Lynn Meskell

Invited Researcher at Maison Suger Stay in France: from December 8th to December 17th, 2022

Lynn Meskell is Penn Integrates Knowledge (PIK) Professor at the University of Pennsylvania. She is Richard D. Green Professor of Anthropology in the School of Arts and Sciences, Professor in the Graduate Program in Historic Preservation at the Weitzman School of Design, and curator in the Middle East and Asia sections at the Penn Museum. Currently she serves asAD White Professor-at-Large at Cornell University (2019-2025).
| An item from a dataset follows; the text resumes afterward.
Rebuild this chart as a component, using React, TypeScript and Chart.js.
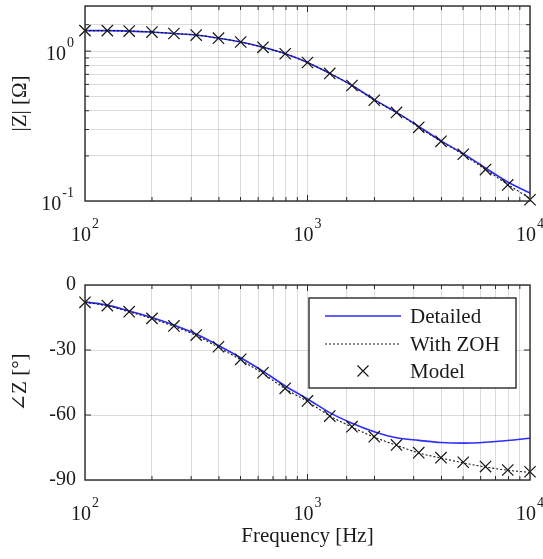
import React, { useEffect, useRef } from 'react';
import { Chart, registerables } from 'chart.js';

Chart.register(...registerables);

// ---- data ----
const freqHz = [100, 126, 158, 200, 251, 316, 398, 501, 631, 794, 1000, 1259, 1585, 1995, 2512, 3162, 3981, 5012, 6310, 7943, 10000];

const magModel = [1.37, 1.37, 1.36, 1.34, 1.31, 1.28, 1.22, 1.15, 1.06, 0.96, 0.84, 0.71, 0.59, 0.47, 0.39, 0.31, 0.25, 0.205, 0.162, 0.128, 0.102];
const magZoh = [1.37, 1.37, 1.36, 1.34, 1.31, 1.28, 1.22, 1.15, 1.06, 0.96, 0.84, 0.71, 0.59, 0.47, 0.39, 0.31, 0.25, 0.204, 0.162, 0.129, 0.104];
const magDetailed = [1.37, 1.37, 1.36, 1.34, 1.31, 1.28, 1.22, 1.15, 1.06, 0.96, 0.84, 0.71, 0.59, 0.475, 0.39, 0.315, 0.252, 0.207, 0.166, 0.134, 0.113];

const phaseModel = [-8.0, -9.5, -12.3, -15.4, -18.9, -23.1, -28.5, -34.3, -40.5, -47.7, -53.5, -60.5, -65.4, -70.0, -73.8, -77.4, -79.7, -81.8, -83.8, -85.4, -86.2];
const phaseZoh = [-8.0, -9.6, -12.4, -15.5, -19.1, -23.3, -28.8, -34.6, -40.9, -47.9, -53.8, -60.4, -65.6, -70.2, -74.0, -77.5, -79.9, -82.1, -84.0, -85.5, -86.5];
const phaseDetailed = [-7.8, -9.3, -12.0, -15.0, -18.5, -22.6, -27.9, -33.6, -39.8, -46.6, -52.6, -58.9, -63.8, -67.7, -70.5, -71.7, -72.7, -73.0, -72.6, -71.8, -70.7];

// tick labels
const freqTickExponents = [2, 3, 4]; // 10^2, 10^3, 10^4 Hz
const magTickExponents = [-1, 0]; // 10^-1, 10^0 Ohm
const phaseTickValues = [-90, -60, -30, 0];
const legendLabels = ['Detailed', 'With ZOH', 'Model'];

const magTitle = '|Z| [Ω]';
const phaseTitle = '∠Z [°]';
const freqTitle = 'Frequency [Hz]';

// ---- styles ----
const serif = '"Liberation Serif", "DejaVu Serif", serif';
const textColor = '#1a1a1a';
const gridColor = 'rgba(0,0,0,0.14)';
const blue = 'rgb(45,45,255)';
const dark = '#151515';

function isPow10(v: number): boolean {
  const e = Math.log10(v);
  return Math.abs(e - Math.round(e)) < 1e-6;
}

function drawPow(ctx: CanvasRenderingContext2D, exp: number, x: number, baseY: number, align: 'center' | 'right') {
  const base = '10';
  const sup = String(exp);
  ctx.font = `20px ${serif}`;
  const w1 = ctx.measureText(base).width;
  ctx.font = `14px ${serif}`;
  const w2 = ctx.measureText(sup).width;
  const total = w1 + 1 + w2;
  const left = align === 'center' ? x - total / 2 : x - total;
  ctx.font = `20px ${serif}`;
  ctx.fillText(base, left, baseY);
  ctx.font = `14px ${serif}`;
  ctx.fillText(sup, left + w1 + 1, baseY - 13);
}

function powTicksPlugin(yExps: number[] | null) {
  return {
    id: 'powTicks',
    afterDraw(chart: any) {
      const { ctx, chartArea: a, scales } = chart;
      ctx.save();
      ctx.fillStyle = textColor;
      ctx.textAlign = 'left';
      ctx.textBaseline = 'alphabetic';
      freqTickExponents.forEach((e) => {
        const px = scales.x.getPixelForValue(Math.pow(10, e));
        drawPow(ctx, e, px, a.bottom + 40, 'center');
      });
      if (yExps) {
        yExps.forEach((e) => {
          const py = scales.y.getPixelForValue(Math.pow(10, e));
          drawPow(ctx, e, a.left - 11, py + 9, 'right');
        });
      }
      ctx.restore();
    },
  };
}

const framePlugin = {
  id: 'frame',
  afterDatasetsDraw(chart: any) {
    const { ctx, chartArea: a, scales } = chart;
    ctx.save();
    ctx.strokeStyle = '#2a2a2a';
    ctx.lineWidth = 1.4;
    ctx.strokeRect(a.left, a.top, a.right - a.left, a.bottom - a.top);
    ctx.lineWidth = 1;
    ctx.beginPath();
    const xs = scales.x;
    xs.ticks.forEach((t: any) => {
      const px = xs.getPixelForValue(t.value);
      if (px <= a.left + 1 || px >= a.right - 1) return;
      const len = isPow10(t.value) ? 6 : 4;
      ctx.moveTo(px, a.bottom); ctx.lineTo(px, a.bottom - len);
      ctx.moveTo(px, a.top); ctx.lineTo(px, a.top + len);
    });
    const ys = scales.y;
    ys.ticks.forEach((t: any) => {
      const py = ys.getPixelForValue(t.value);
      if (py <= a.top + 1 || py >= a.bottom - 1) return;
      const len = ys.type === 'logarithmic' && !isPow10(t.value) ? 4 : 6;
      ctx.moveTo(a.left, py); ctx.lineTo(a.left + len, py);
      ctx.moveTo(a.right, py); ctx.lineTo(a.right - len, py);
    });
    ctx.stroke();
    ctx.restore();
  },
};

const legendPlugin = {
  id: 'boxLegend',
  afterDraw(chart: any) {
    const { ctx, chartArea: a } = chart;
    const w = 207, h = 90;
    const left = a.right - 14 - w;
    const top = a.top + 13;
    ctx.save();
    ctx.fillStyle = '#fff';
    ctx.fillRect(left, top, w, h);
    ctx.strokeStyle = '#2a2a2a';
    ctx.lineWidth = 1.4;
    ctx.strokeRect(left, top, w, h);
    const rows = [18, 46, 73];
    const x0 = left + 16, x1 = left + 92;
    ctx.strokeStyle = blue; ctx.lineWidth = 1.6; ctx.setLineDash([]);
    ctx.beginPath(); ctx.moveTo(x0, top + rows[0]); ctx.lineTo(x1, top + rows[0]); ctx.stroke();
    ctx.strokeStyle = dark; ctx.lineWidth = 1.1; ctx.setLineDash([2, 2]);
    ctx.beginPath(); ctx.moveTo(x0, top + rows[1]); ctx.lineTo(x1, top + rows[1]); ctx.stroke();
    ctx.setLineDash([]);
    const cx = (x0 + x1) / 2, cy = top + rows[2], r = 5.5;
    ctx.lineWidth = 1.1;
    ctx.beginPath();
    ctx.moveTo(cx - r, cy - r); ctx.lineTo(cx + r, cy + r);
    ctx.moveTo(cx - r, cy + r); ctx.lineTo(cx + r, cy - r);
    ctx.stroke();
    ctx.fillStyle = textColor;
    ctx.font = `21px ${serif}`;
    ctx.textBaseline = 'middle';
    ctx.textAlign = 'left';
    legendLabels.forEach((lbl, i) => ctx.fillText(lbl, left + 101, top + rows[i] + 1));
    ctx.restore();
  },
};

function xScale(height: number, withTitle: boolean) {
  return {
    type: 'logarithmic',
    min: 100,
    max: 10000,
    border: { display: false },
    grid: { color: gridColor, lineWidth: 1, drawTicks: false },
    ticks: { display: false, autoSkip: false, maxRotation: 0, minRotation: 0 },
    title: withTitle
      ? { display: true, text: freqTitle, color: textColor, font: { family: serif, size: 21 }, padding: { top: 0, bottom: 10 } }
      : { display: false },
    afterFit: (s: any) => {
      s.height = height;
      s.paddingLeft = 0;
      s.paddingRight = 0;
    },
  };
}

function yTitle(text: string) {
  return { display: true, text, color: textColor, font: { family: serif, size: 21 }, padding: { top: 8, bottom: 0 } };
}

function pts(ys: number[]) {
  return freqHz.map((f, i) => ({ x: f, y: ys[i] }));
}

function datasets(model: number[], zoh: number[], detailed: number[]) {
  return [
    {
      label: legendLabels[2],
      data: pts(model),
      showLine: false,
      pointStyle: 'crossRot',
      pointRadius: 8,
      pointBorderWidth: 1.2,
      pointBorderColor: dark,
      borderColor: dark,
      backgroundColor: 'transparent',
    },
    {
      label: legendLabels[1],
      data: pts(zoh),
      borderColor: dark,
      borderWidth: 1.1,
      borderDash: [2, 2],
      pointRadius: 0,
      cubicInterpolationMode: 'monotone',
      fill: false,
    },
    {
      label: legendLabels[0],
      data: pts(detailed),
      borderColor: blue,
      borderWidth: 1.6,
      pointRadius: 0,
      cubicInterpolationMode: 'monotone',
      fill: false,
    },
  ];
}

export default function App() {
  const topRef = useRef<HTMLCanvasElement>(null);
  const botRef = useRef<HTMLCanvasElement>(null);

  useEffect(() => {
    const common = {
      responsive: false,
      animation: false,
      devicePixelRatio: 1,
      plugins: { legend: { display: false }, tooltip: { enabled: false } },
      clip: false,
    };

    const top = new Chart(topRef.current as HTMLCanvasElement, {
      type: 'line',
      data: { datasets: datasets(magModel, magZoh, magDetailed) as any },
      options: {
        ...common,
        layout: { autoPadding: false, padding: { left: 0, right: 13, top: 6, bottom: 0 } },
        scales: {
          x: xScale(69, false) as any,
          y: {
            type: 'logarithmic',
            min: 0.1,
            max: 2,
            border: { display: false },
            grid: { color: gridColor, lineWidth: 1, drawTicks: false },
            ticks: { display: false, autoSkip: false },
            title: yTitle(magTitle),
            afterFit: (s: any) => { s.width = 85; s.paddingTop = 0; s.paddingBottom = 0; },
          } as any,
        },
      } as any,
      plugins: [framePlugin, powTicksPlugin(magTickExponents)],
    });

    const bot = new Chart(botRef.current as HTMLCanvasElement, {
      type: 'line',
      data: { datasets: datasets(phaseModel, phaseZoh, phaseDetailed) as any },
      options: {
        ...common,
        layout: { autoPadding: false, padding: { left: 0, right: 13, top: 15, bottom: 0 } },
        scales: {
          x: xScale(79, true) as any,
          y: {
            type: 'linear',
            min: phaseTickValues[0],
            max: phaseTickValues[phaseTickValues.length - 1],
            border: { display: false },
            grid: { color: gridColor, lineWidth: 1, drawTicks: false },
            afterBuildTicks: (s: any) => { s.ticks = phaseTickValues.map((v) => ({ value: v })); },
            ticks: {
              autoSkip: false,
              padding: 9,
              color: textColor,
              font: { family: serif, size: 20 },
              callback: (v: any) => String(v),
            },
            title: yTitle(phaseTitle),
            afterFit: (s: any) => { s.width = 85; s.paddingTop = 0; s.paddingBottom = 0; },
          } as any,
        },
      } as any,
      plugins: [framePlugin, legendPlugin, powTicksPlugin(null)],
    });

    return () => {
      top.destroy();
      bot.destroy();
    };
  }, []);

  return (
    <div style={{ position: 'absolute', left: 0, top: 0, width: 543, height: 559, background: '#fff' }}>
      <canvas ref={topRef} width={543} height={270} style={{ position: 'absolute', left: 0, top: 0, width: 543, height: 270 }} />
      <canvas ref={botRef} width={543} height={289} style={{ position: 'absolute', left: 0, top: 270, width: 543, height: 289 }} />
    </div>
  );
}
She holds Honorary Professorships at Oxford University and Liverpool University in the UK, Shiv Nadar in India and the University of the Witwatersrand, South Africa. Previously Lynn was the Shirley and Leonard Ely Professor of Humanities and Sciences in the Department of Anthropology at Stanford University. She is a Fellow of the Australian Academy of the Humanities.

The project

Title: UNESCO World Heritage @ 50. I will be back in the archives of UNESCO, Paris examining the legacy of the 1972 World Heritage Convention in the context of India and the Middle East, with particular attention to the development of heritage humanitarianism

Keywords: UNESCO World Heritage, institutional ethnography, cultural diplomacy, India, Middle East, atomic archaeology

Selected publications

  • 2018 A Future in Ruins: UNESCO, World Heritage and the Dream of Peace, Oxford University Press: New York.
  • 2022 • Atomic archaeology: Italian innovation and American Adventurism, American Anthropologist, 2022: 1-15.
  • Rainey and the Russians: Arctic archaeology, ‘Eskimology’ and Cold War cultural diplomacy, Archaeological Dialogues 39: 138-154.
  • “Your Mysterious Instruments”: American Devices and Imperial Designs in Cold War Archaeology (with S. LaPorte) Journal of Field Archaeology 47/4: 212-227.
  • The World Is Not Enough: New Diplomacy and Dilemmas for the World Heritage Convention at 50 (with Claudia Liuzza) International Journal of Cultural Property, 2022: 1-22.
  • UNESCO and Global Governance, Keynote Reflection, in R. Bernecker and N. Franceschini (eds). 50 Years World Heritage Convention: Shared Responsibility – Conflict and Reconciliation, Springer: Cham. 75-80.
  • Saving the World: Fifty Years of the Convention, Conservation, and Collaboration (with Claudia Liuzza) Change over Time, 11/2: 142-161.